Information given
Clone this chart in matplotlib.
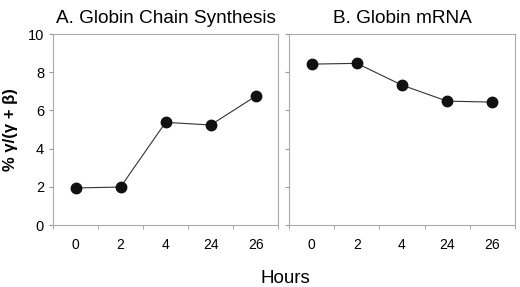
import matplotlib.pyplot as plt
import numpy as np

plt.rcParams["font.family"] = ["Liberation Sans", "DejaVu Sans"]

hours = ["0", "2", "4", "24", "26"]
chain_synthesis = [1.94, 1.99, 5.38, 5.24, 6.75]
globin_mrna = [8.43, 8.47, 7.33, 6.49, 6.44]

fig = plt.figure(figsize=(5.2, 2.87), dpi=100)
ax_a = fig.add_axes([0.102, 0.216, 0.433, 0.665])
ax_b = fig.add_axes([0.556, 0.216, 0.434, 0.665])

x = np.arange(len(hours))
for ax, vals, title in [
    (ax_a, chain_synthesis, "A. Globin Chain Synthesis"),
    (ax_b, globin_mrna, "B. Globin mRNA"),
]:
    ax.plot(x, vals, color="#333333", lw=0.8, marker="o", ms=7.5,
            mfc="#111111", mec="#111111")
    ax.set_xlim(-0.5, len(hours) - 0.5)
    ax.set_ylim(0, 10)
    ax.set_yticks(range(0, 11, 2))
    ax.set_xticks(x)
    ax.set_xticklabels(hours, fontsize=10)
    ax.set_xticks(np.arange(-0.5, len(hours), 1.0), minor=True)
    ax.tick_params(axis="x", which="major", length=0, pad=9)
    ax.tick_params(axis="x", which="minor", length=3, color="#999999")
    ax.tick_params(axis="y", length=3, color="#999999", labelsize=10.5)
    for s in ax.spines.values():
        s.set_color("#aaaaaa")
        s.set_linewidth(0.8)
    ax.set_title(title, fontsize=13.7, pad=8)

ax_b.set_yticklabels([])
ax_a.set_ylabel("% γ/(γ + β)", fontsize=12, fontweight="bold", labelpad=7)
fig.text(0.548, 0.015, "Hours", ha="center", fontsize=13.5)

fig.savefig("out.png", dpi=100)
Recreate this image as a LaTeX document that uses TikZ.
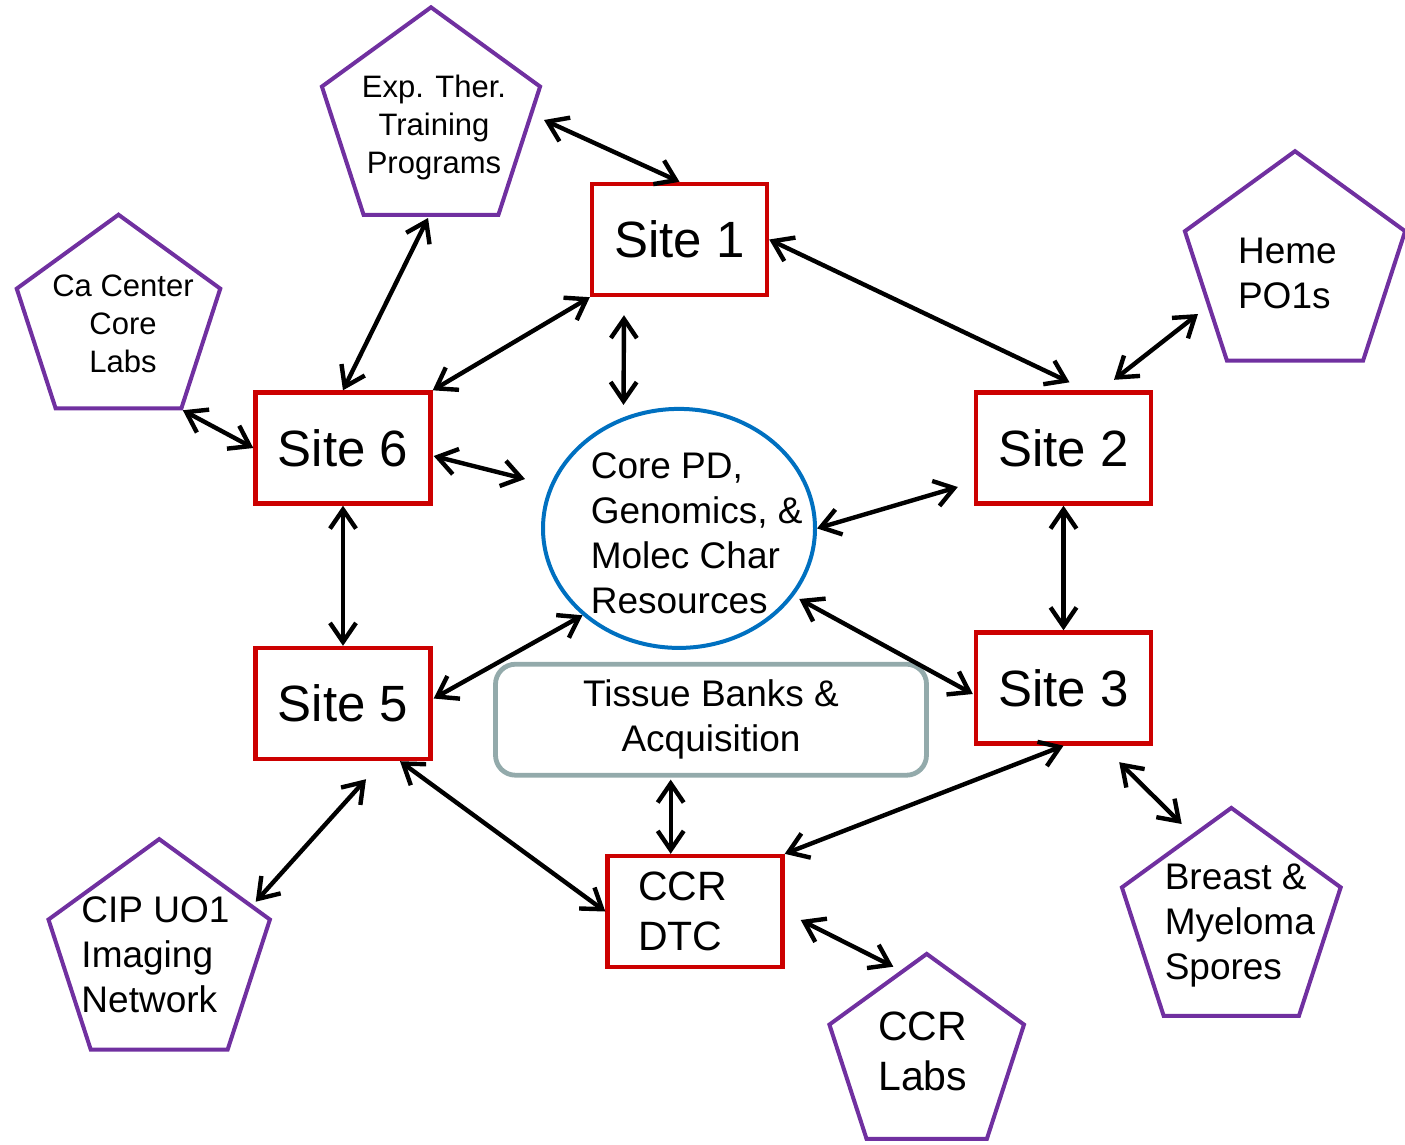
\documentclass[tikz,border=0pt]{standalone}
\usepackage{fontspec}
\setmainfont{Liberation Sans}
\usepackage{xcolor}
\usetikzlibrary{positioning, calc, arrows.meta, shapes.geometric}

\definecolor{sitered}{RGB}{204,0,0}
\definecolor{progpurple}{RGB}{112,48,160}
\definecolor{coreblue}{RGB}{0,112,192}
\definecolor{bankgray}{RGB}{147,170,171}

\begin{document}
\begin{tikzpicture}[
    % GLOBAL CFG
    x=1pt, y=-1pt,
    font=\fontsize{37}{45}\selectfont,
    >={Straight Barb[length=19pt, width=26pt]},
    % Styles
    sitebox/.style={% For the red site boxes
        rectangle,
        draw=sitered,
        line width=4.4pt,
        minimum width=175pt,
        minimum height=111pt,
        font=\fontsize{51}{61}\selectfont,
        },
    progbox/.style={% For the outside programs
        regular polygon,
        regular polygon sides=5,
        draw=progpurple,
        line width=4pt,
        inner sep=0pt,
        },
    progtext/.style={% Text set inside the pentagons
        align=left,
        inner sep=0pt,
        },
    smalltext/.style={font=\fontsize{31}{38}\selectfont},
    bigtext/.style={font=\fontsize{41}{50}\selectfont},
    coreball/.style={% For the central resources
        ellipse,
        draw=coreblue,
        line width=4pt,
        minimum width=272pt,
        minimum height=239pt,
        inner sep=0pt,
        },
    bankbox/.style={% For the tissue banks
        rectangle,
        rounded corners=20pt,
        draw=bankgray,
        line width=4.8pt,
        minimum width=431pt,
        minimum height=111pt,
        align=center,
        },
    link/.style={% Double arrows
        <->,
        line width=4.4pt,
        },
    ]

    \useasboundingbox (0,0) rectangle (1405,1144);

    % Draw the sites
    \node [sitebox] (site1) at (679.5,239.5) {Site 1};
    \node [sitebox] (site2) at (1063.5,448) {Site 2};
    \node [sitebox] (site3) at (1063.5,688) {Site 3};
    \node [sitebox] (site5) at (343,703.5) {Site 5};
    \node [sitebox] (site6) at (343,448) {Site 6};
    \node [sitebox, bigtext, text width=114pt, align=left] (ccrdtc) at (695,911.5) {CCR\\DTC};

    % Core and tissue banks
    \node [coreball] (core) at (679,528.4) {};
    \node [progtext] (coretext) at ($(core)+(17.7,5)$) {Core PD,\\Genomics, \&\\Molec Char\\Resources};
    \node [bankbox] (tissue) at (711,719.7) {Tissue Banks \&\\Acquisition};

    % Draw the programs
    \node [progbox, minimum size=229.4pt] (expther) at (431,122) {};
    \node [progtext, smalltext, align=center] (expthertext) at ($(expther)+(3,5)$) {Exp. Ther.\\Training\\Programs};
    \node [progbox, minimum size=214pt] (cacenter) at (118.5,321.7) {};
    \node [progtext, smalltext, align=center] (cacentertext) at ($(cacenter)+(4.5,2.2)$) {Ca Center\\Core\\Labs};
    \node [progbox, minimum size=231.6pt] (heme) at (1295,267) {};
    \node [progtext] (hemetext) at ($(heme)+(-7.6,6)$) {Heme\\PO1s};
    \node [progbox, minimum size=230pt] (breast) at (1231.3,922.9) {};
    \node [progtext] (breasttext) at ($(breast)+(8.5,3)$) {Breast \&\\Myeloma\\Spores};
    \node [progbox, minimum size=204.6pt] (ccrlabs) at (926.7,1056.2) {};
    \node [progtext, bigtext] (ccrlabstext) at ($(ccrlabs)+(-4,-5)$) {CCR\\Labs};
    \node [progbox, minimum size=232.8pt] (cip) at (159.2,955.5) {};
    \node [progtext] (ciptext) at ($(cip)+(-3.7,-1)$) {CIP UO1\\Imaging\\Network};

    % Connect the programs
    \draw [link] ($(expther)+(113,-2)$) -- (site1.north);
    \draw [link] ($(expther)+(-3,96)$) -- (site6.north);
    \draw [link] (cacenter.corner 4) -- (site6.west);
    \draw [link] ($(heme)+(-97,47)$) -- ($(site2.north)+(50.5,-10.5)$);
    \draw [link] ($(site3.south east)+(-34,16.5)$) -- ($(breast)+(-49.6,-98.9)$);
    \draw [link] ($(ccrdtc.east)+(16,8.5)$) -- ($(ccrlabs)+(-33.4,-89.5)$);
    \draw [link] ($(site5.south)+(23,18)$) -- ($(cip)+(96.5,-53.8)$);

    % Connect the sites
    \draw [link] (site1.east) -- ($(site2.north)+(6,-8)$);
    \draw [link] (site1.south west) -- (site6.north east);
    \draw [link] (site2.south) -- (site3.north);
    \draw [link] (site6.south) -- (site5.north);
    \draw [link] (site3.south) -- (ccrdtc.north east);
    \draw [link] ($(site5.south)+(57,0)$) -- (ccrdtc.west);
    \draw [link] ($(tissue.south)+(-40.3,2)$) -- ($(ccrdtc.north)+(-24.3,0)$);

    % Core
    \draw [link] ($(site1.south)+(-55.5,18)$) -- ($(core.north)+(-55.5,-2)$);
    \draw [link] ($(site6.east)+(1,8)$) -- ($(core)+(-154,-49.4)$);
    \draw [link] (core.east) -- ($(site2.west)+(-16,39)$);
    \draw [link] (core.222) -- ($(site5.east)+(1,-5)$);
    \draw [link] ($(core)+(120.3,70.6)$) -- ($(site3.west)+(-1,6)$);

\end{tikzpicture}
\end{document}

---

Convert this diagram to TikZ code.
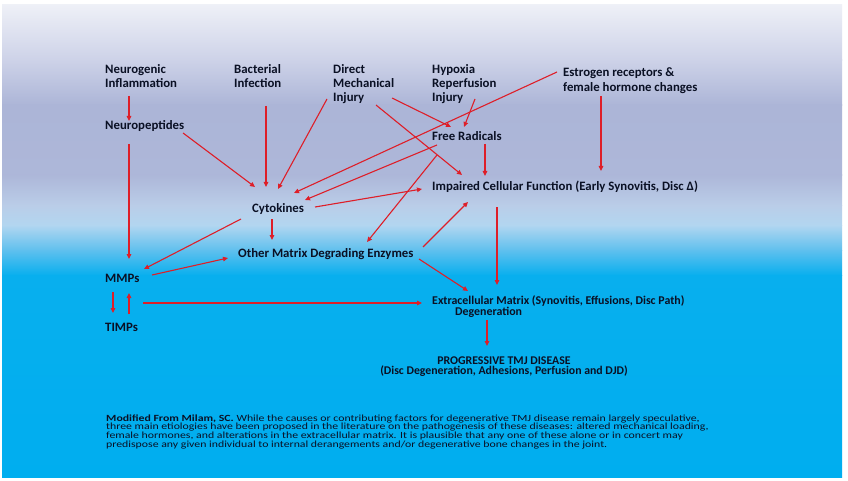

Problem requirements
Above are the records. Copy word for word only their lines from the one holding "Clone this chart in matplotlib." through the one holding "ax_b = fig.add_axes([0.556, 0.216, 0.434, 0.665])", both included, and skip the images.

Task result
Clone this chart in matplotlib.
import matplotlib.pyplot as plt
import numpy as np

plt.rcParams["font.family"] = ["Liberation Sans", "DejaVu Sans"]

hours = ["0", "2", "4", "24", "26"]
chain_synthesis = [1.94, 1.99, 5.38, 5.24, 6.75]
globin_mrna = [8.43, 8.47, 7.33, 6.49, 6.44]

fig = plt.figure(figsize=(5.2, 2.87), dpi=100)
ax_a = fig.add_axes([0.102, 0.216, 0.433, 0.665])
ax_b = fig.add_axes([0.556, 0.216, 0.434, 0.665])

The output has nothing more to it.